Lawmakers balked on enabling legislation to allow a partnership with, or outright sale to, a local nonprofit provider. The system of 12 facilities is managed by the Hawaii Health Systems Corp. (HHSC), whose officials say the state can no longer afford to cover the rising costs. But rather than allow a transition to a new operating model, legislators simply cut almost a third out of the HHSC funding request, leaving a $48 million shortfall.
This solves nothing, and all but guarantees the agency will be seeking another emergency allotment, as it did last fall, to pay its bills.
There have been bright spots on the legislative calendar, however:
» Legislators killed a proposal to allow the Office of Hawaiian Affairs to develop residential units in the Kakaako waterfront zone designated for uses accessible to the general public. A hard-won and worthy land-use policy decision is being upheld.

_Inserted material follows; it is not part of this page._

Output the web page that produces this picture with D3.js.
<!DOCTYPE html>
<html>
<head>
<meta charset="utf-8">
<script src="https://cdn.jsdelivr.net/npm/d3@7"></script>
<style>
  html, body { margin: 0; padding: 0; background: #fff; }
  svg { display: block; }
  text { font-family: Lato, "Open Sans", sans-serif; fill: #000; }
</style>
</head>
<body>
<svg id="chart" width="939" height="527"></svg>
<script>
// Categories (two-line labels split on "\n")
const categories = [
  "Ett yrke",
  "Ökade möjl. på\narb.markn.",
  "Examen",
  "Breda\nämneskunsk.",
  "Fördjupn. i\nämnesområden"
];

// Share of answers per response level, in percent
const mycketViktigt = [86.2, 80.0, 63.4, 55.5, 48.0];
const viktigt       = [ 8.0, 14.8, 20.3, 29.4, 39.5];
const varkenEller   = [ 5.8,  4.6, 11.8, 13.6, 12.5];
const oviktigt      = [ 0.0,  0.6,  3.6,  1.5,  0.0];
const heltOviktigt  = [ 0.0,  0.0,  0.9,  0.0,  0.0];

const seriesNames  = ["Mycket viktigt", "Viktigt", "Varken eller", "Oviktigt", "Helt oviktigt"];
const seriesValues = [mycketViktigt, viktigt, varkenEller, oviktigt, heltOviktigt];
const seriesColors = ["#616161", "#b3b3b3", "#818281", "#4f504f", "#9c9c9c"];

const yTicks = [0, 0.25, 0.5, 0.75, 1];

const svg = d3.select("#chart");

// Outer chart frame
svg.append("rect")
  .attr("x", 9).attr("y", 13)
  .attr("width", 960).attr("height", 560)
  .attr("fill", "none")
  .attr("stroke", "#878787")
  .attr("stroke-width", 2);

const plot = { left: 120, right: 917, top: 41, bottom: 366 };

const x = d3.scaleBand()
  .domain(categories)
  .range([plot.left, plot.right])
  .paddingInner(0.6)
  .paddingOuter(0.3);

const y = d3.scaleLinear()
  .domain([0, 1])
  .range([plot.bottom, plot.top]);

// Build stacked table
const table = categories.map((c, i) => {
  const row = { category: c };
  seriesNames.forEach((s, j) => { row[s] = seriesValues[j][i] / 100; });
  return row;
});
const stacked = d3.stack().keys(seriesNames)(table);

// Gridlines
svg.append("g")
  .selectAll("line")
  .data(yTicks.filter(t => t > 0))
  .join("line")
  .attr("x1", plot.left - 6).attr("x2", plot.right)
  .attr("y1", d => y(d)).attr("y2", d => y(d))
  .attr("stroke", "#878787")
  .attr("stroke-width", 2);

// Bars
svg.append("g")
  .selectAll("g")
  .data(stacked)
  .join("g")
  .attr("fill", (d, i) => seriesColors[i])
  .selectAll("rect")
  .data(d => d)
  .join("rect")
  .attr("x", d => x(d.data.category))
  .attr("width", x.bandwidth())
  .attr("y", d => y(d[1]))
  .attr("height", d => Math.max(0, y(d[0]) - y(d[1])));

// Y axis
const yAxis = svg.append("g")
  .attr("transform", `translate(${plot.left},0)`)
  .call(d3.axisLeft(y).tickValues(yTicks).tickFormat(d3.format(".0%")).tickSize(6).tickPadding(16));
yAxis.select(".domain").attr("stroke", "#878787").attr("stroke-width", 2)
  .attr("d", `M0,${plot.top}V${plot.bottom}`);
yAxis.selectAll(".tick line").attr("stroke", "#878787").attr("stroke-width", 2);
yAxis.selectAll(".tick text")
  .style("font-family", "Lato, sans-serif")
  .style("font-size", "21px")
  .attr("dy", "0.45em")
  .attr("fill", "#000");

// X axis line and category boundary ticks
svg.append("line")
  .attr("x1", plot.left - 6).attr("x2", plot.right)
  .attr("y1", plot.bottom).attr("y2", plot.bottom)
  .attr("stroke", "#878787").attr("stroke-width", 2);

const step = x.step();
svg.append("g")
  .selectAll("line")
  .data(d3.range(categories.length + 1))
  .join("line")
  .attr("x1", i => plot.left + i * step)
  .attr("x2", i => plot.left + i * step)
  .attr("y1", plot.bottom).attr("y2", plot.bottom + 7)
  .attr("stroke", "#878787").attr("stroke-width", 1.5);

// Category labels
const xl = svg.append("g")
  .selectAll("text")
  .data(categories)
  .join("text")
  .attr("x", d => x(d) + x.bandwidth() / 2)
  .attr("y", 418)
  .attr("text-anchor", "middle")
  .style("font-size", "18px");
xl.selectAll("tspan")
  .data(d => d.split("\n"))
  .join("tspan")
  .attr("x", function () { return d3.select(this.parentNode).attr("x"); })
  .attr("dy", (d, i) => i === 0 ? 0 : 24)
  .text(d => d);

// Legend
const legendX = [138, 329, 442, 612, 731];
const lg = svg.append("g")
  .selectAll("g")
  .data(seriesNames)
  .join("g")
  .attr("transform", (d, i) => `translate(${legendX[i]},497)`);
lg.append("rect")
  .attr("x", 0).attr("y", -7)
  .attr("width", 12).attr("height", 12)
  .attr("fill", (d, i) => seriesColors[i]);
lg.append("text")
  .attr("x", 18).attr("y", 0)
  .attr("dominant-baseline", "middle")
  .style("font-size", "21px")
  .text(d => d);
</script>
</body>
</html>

» There was incremental progress on funding for early learning programs, and on the share of funds counties get from the hotel room tax. The allotments were not optimal, but they lay the groundwork for further improvements.
» The statute of limitations has been extended for potential plaintiffs in child sex-abuse lawsuits, and state and county employees also will be liable. Lifting the prior public-employee exemption was always unfair.
The process of lawmaking can be halting and slow, and to a certain extent that’s as it should be. Legislators should hesitate in the exercise of good judgment, though, not simply to postpone difficult decisions they’re elected to make. The 2014 session, set to end Thursday, delivered mixed results on this measure.